Natural Observations-Robin’s birdathon 2011

As always, this year’s Birdathon had surprises for its participants. Earth and Beyond contributor Robin Song tells about her day birding with a friend. Earth and Beyond is a locally produced program on KTNA. The audio runs 5:15. Text of the program is below.


It was the first Friday in May and the beginning of the annual 24-hour Birdathon. I had been looking forward to this for several weeks. As break-up commenced and the migratory bird species started returning to our area, my excitement grew. It looked like the weather was going to co-operate as I met my birding partner at his cabin. At six o’clock we logged in our first species, a downy woodpecker. We headed for Saunder’s Crane Sanctuary to add sandhill cranes to our growing list. We didn’t have a formal plan, choosing to be spontaneous. Heading back to Talkeetna, we stopped off at the north shore of the Big Su, adding gull species to the notebook. Ice floes floated by in the current as a dozen pintail ducks winged overhead. As I stopped the car before turning onto the Parks Highway, I suddenly spotted a black and white bird lifting off the forest floor directly across the road from our location. It was a magpie, and it gave us just a couple of seconds to view it before the bird settled back down onto the forest floor. We noted the time. I had no hope that we would be the ones to see the first magpie of the Bird-A-Thon, but it didn’t hurt to jot down the time, just in case.

Dropping my partner off and heading back to the ranch, I was pleased to hear a great horned owl calling from the forest that night. There had been a saw whet owl coming to the ranch off and on in the weeks leading up to Bird-A-Thon, but it didn’t show up in time to be counted.

Saturday was a busy day. From trumpeter swans to a white-crowned sparrow, we found thirty-eight species in all. Hiking down to a favorite birding spot on a pond, we enjoyed the warm sun as we watched several species, including Bonaparte’s gulls, horned grebes, red-necked phalaropes, a common loon, and several kinds of ducks. Snow patches were still on the forest floor, delighting my 7-month old Aussie pup, Lyra, who romped in the slushy mounds. Skeeters were not out in large numbers yet, but the waters of the pond were alive with tiny gnats and other flying insects, feeding all the birds who had arrived to take advantage of the food supply.

Lyra and I returned to the pond six days later and I scored my first sighting of a least sandpiper, and I was also privileged to watch a short-billed dowitcher. My first sighting of this species had also been at this pond, a few years ago. The horned grebes had moved on, but the loon had been joined by its mate. The pair of Arctic terns were still there and when they weren’t whipping above the water searching for insects along with the gulls, they stood side by side on a log jutting out of the top of the large beaver lodge, their red legs and feet looking disproportionately small. Their lives are spent largely on the wing, so they don’t have legs and feet made for perching. They are the longest-migrating bird, summering in Antarctica, then flying north to summer in the Arctic. They are the only bird who lives in perpetual summertime.
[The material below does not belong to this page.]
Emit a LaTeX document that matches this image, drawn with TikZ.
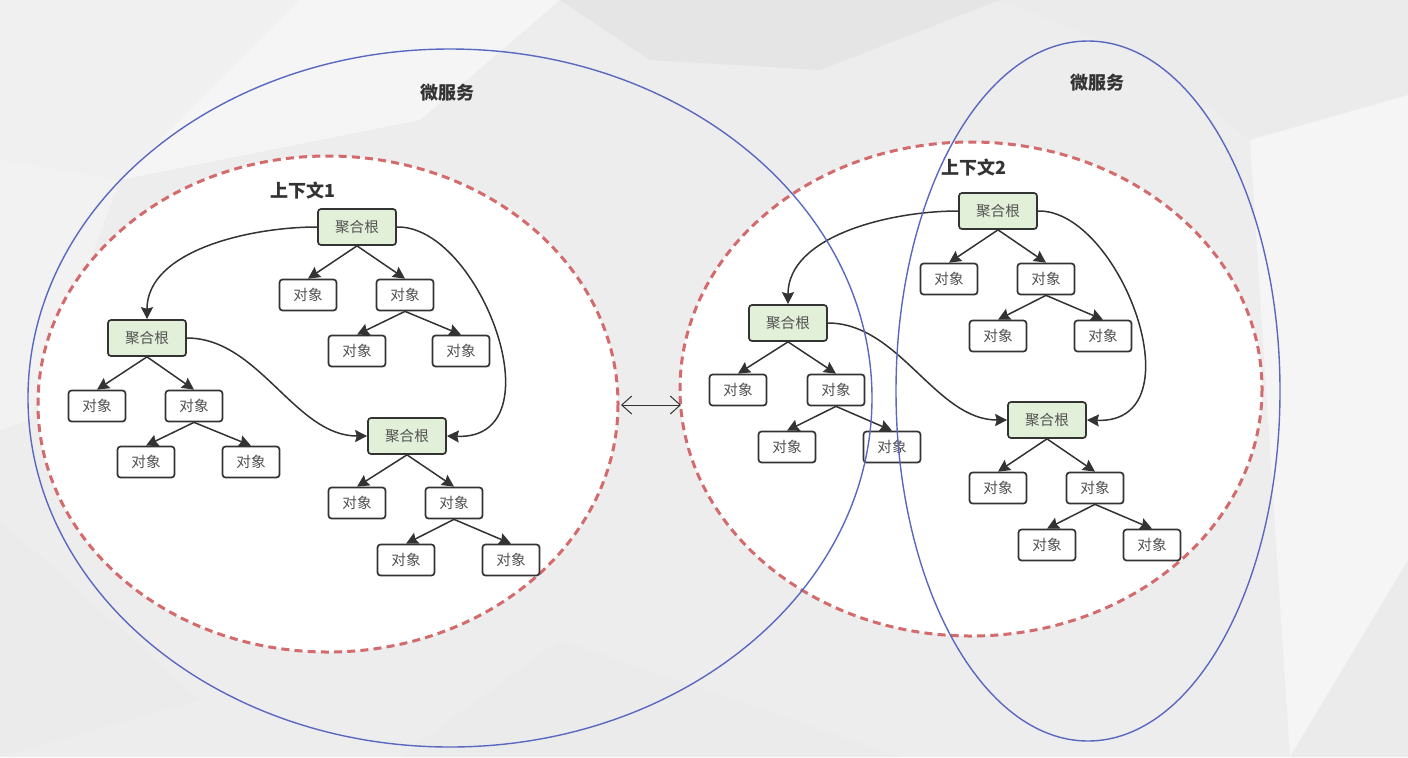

We arrived at the meeting place by the Talkeetna River a little before six pm, wanting to look for our last birds while we walked the shoreline. Other birders had arrived before us and a few had spotting scopes. I was able to watch my first red-breasted merganser of the year through a scope as the bird swam in the sparkling waters of the Big Susitna. Ice and snow lined the shores of the three rivers and ice floes drifted by as Arctic terns wheeled and dove into the open water, grabbing food. There were some surprises, as the meeting commenced and species were counted. A long-tailed jaeger had been spotted, along with a black scoter. The jaeger is a tundra-nesting bird, and was passing through on its way north. Turns out our team did get the first magpie sighting and so won the so-called “Sacred Magpie” pin to wear until the next Birdathon. I was delighted, having never won, before. Our species count was well below the winning number, but we bested our own count of the year before. It was a tired, but lively group of birders gathered on the sand, that night. Birding stories flew, dogs and kids played as chips and salsa were passed around. In all, it was a great Birdathon, and a wonderful start to the season of summer bird-watching. My personal thanks goes out to all the people who participated. They worked hard, hiking and listening, counting species and adding to the network of records kept in Alaska keeping track of the birds migrating to our state. The birds have come to nest and raise their young in the short, intense season. May it be a good one for birds and birders alike.